Your quoted one of Schopenhauer's notable conclusions about hand movement doesn't mean he believes we cannot separate cause and effect. In contrary, Schopenhauer believes our knowledge of causality is the exact source of the phenomenal external world according to reference here:
The difference between the approaches of Kant and Schopenhauer was this: Kant simply declared that the empirical content of perception is "given" to us from outside, an expression with which Schopenhauer often expressed his dissatisfaction. He, on the other hand, was occupied with the questions: how do we get this empirical content of perception; how is it possible to comprehend subjective sensations "limited to my skin" as the objective perception of things that lie "outside" of me?
Causality is therefore not an empirical concept drawn from objective perceptions, as Hume had maintained; instead, as Kant had said, objective perception presupposes knowledge of causality. By this intellectual operation, comprehending every effect in our sensory organs as having an external cause, the external world arises.
Schopenhauer considers what the world is beyond the aspect of it that appears to us—that is, the aspect of the world beyond representation, the world considered "in-itself" or "noumena", its inner essence. The very being in-itself of all things, Schopenhauer argues, is will (Wille). The empirical world that appears to us as representation has plurality and is ordered in a spatio-temporal framework. The world as thing in-itself must exist outside the subjective forms of space and time... Human rationality is merely a secondary phenomenon that does not distinguish humanity from the rest of nature at the fundamental, essential level.
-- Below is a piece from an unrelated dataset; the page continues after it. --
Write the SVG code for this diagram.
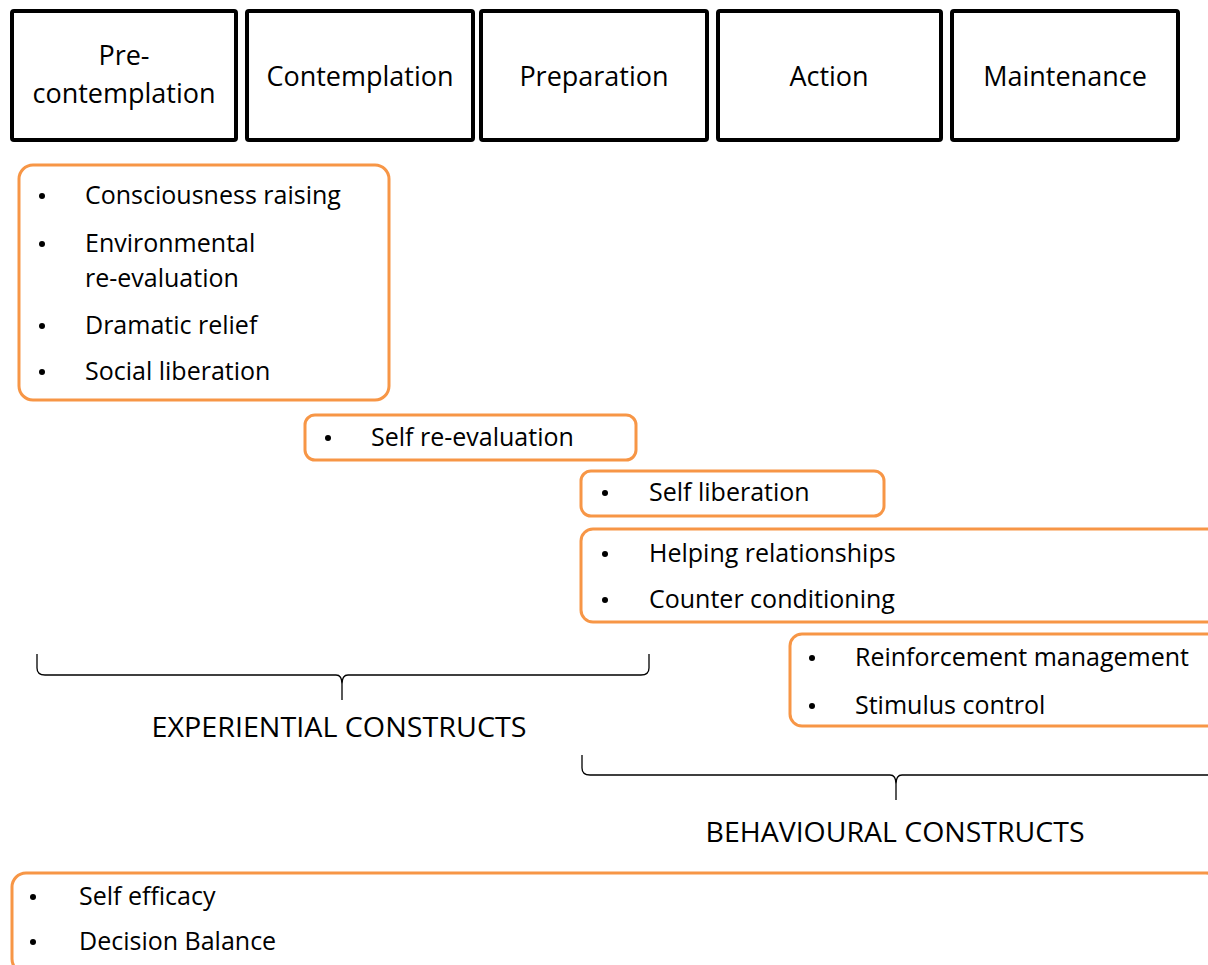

The advanced cognitive abilities of human beings, Schopenhauer argues, serve the ends of willing—an illogical, directionless, ceaseless striving that condemns the human individual to a life of suffering unredeemed by any final purpose. Schopenhauer's philosophy of the will as the essential reality behind the world as representation is often called metaphysical voluntarism.
So like medieval theological voluntarists such as Duns Scotus and William of Ockham, Schopenhauer considers Will (volition) to be the noumena outside our subjective and intellectual causal nature as the true driving force, also like the Bhakti devotion in Hinduism. And his view on volition influenced later Nietzsche, Wittgenstein, Schrödinger, Einstein, Freud and Carl Jung, etc as mentioned in the same reference.